Les cris d’amour eux-mêmes de Dora ne prennent tout leur sens qu’au dernier acte, lorsqu’elle demande, et, écoute, d’horribles précisions sur le supplice du pur assassin racheté.
Dora, c’est Mme Maria Casarès. Qu’elle est belle ! Qu’elle est fière et touchante ! Et comme est communicative la spontanéité de son émotion ! Elle est vraie dans le moindre de ses gestes, dans la plus simple de ses attitudes — et fait mieux qu’être vraie, c’est l’art même — puisqu’elle rend cette vérité immédiatement sensible. Et, une fois encore, Michel Bouquet (Stepan) fait la preuve de son très grand talent. Il est d’un naturel et d’une sobriété qui satisfont chaque fois qu’on le voit, et qui justifient toutes les confiances que l’on a dans sa carrière. Serge Reggiani (Kaliayev) est le grand acteur que l’on sait. Il compose son rôle avec une minutie que l’on devine, et d’où lui viennent cette vérité et cette simplicité qui atteignent ici leur haut degré. Mme Michèle Lahaye est très émouvante et discrète dans le rôle de la grande duchesse. Autour d’eux, Yves Brainville (Annankov), Jean Pommier (Voinev), Moncorbier (Foka, le bourreau de l’assassin), et Paul Œttly, un policier cynique de haute classe. Bonne silhouette de gardien de prison : Louis Perdoux.

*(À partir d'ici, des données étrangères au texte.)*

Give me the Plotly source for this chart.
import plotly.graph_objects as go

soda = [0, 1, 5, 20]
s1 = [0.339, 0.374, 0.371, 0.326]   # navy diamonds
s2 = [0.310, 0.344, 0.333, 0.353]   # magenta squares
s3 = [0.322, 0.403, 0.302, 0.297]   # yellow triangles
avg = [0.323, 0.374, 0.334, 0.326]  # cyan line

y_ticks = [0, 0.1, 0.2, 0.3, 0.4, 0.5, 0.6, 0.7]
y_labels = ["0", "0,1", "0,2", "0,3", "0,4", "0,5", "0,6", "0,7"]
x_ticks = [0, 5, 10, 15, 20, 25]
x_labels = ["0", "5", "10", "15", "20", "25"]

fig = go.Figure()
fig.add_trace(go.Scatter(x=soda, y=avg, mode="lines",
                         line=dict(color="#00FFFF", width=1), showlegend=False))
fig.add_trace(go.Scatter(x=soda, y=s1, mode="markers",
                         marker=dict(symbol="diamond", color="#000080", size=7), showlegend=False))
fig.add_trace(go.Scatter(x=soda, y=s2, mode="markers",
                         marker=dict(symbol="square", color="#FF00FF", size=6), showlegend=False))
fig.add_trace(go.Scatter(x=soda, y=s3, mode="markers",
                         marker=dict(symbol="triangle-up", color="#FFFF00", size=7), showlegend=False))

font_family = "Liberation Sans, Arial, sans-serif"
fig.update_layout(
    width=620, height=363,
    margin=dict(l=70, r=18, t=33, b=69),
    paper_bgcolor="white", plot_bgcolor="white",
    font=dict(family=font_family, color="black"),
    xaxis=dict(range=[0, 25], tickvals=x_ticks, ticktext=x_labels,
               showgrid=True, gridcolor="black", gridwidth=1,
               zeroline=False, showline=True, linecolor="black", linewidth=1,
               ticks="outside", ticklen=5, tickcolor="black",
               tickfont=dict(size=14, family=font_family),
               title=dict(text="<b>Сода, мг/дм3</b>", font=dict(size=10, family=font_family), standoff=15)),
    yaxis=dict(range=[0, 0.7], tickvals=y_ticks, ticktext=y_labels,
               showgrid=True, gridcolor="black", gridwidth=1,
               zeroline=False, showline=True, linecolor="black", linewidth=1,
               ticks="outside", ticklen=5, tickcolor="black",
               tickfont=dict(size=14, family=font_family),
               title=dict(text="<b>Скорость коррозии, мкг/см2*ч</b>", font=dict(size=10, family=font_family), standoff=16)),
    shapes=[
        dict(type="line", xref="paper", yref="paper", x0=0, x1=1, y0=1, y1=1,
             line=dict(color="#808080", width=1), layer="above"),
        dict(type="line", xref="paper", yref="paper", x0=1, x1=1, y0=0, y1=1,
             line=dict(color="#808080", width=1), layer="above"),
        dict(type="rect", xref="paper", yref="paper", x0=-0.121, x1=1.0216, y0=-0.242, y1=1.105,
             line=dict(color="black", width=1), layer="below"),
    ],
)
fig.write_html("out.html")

Paul Œttly est, aussi, le metteur en scène des Justes, et a mené a bien un travail que je crois difficile. Dans cette pièce où il se passe tant de choses — depuis l’explosion d’une bombe dans une calèche jusqu’à une pendaison — il ne se passe, sur la scène, rien qui puisse offrir de facilités et d’effets à un metteur en scène. La mise en scène de Paul Œttly a cependant rendue sensible la vie intense du dialogue de Camus.
Enfin, les décors et les costumes de M. G. de Rosnay ont les qualités — de rigueur et d’abstraction (au meilleur sens du mot) qui convenaient à l’oeuvre d’Albert Camus.